THIS RESTAURANT IS CLOSED Namu Gaji Menu
Dennis Lee and his brothers pay attention to the details at this Mission restaurant.
Openings: Dinner Tues.-Sun., Brunch Wed.-Sun.
Features
- Valet parking
- Dress code: Casual
- Kid-friendly
- Take-out available
THIS RESTAURANT IS CLOSED Namu Gaji Restaurant Review:
NAMU GAJI IS RELOCATING TO 9TH & MARKET STREETS. NAMU STONEPOT NOW OPERATES IN THIS SPACE. This narrow nook of a restaurant bumping up against Bi-Rite's ice cream shop brings sophisticated Korean-inflected cuisine to the Mission. The reclaimed wood that dominates the interior was milled locally; the grill is fueled by imported binchotan, the traditional (and expensive) charcoal of Japan that lends a clean, distinctive flavor to meats and vegetables. Dennis Lee's eclectic menu focuses on izakaya-style small plates. A meal starts with house-made banchan and progresses through an easy assortment of innovative Asian dishes made to share: beef tongue is thick and meaty with a pleasant seared salty edge; oysters with dashi, lime and scallion are bright and fresh; turkey tail with tamari is served whole with utensils to carve up the portion to share. A hearty bowl of chicken ramen is a house favorite, as is the fried chicken.
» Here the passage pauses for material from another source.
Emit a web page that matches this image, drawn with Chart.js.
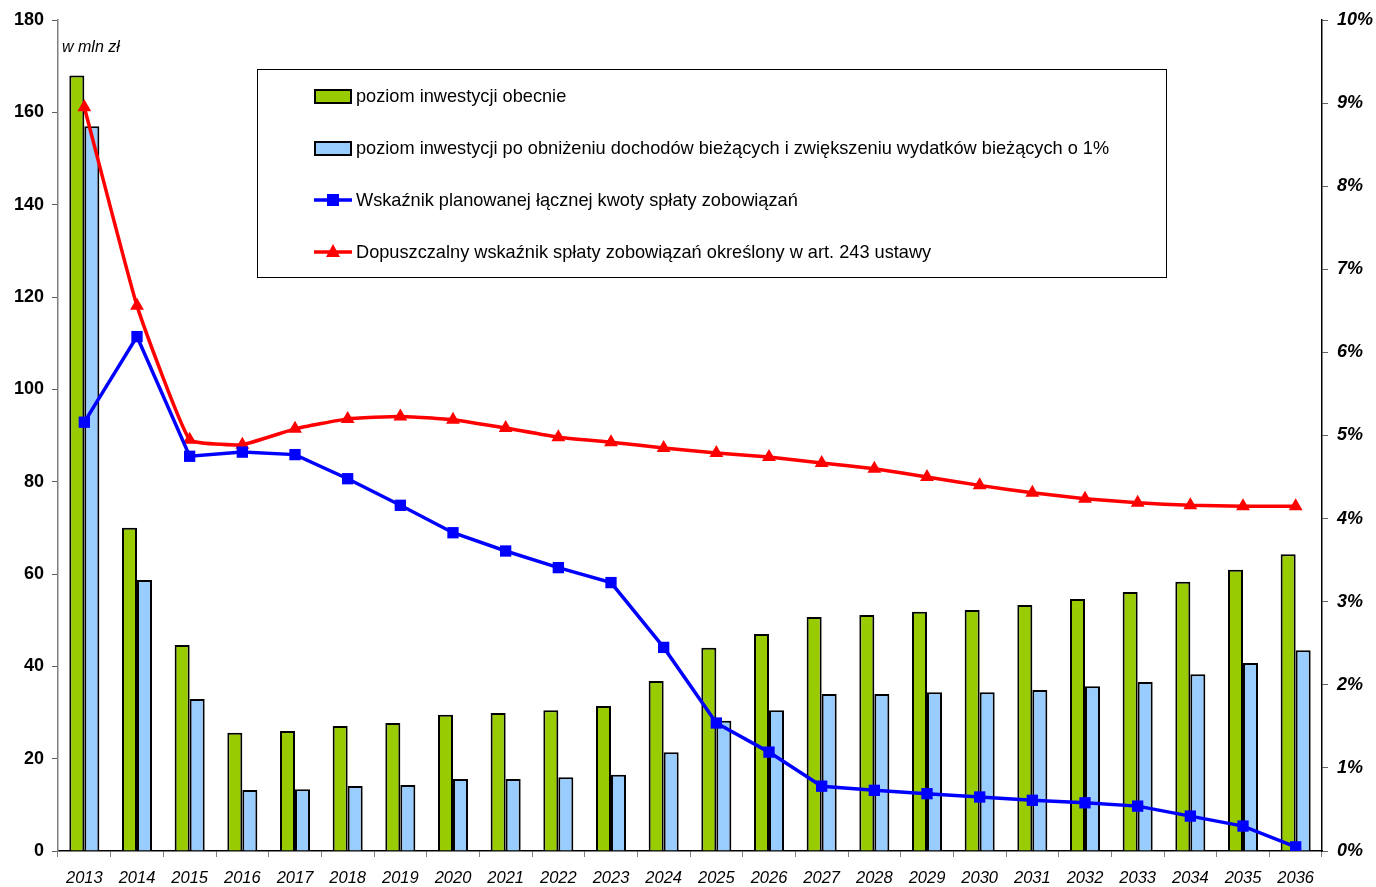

Chopsticks in a cup and long handled spoons are the silverware of choice for the table. Carefully-curated (and often hard-to-find) sakés and wines are available by glass, carafe or bottle as are beers, one of which is made just for the eatery by local brewer Magnolia. Optimal for a couple or perhaps four, but beyond that, don't expect to be able to have much of a conversation. Look for happy hour from 5 p.m.-6:30 p.m. Tuesday through Sunday.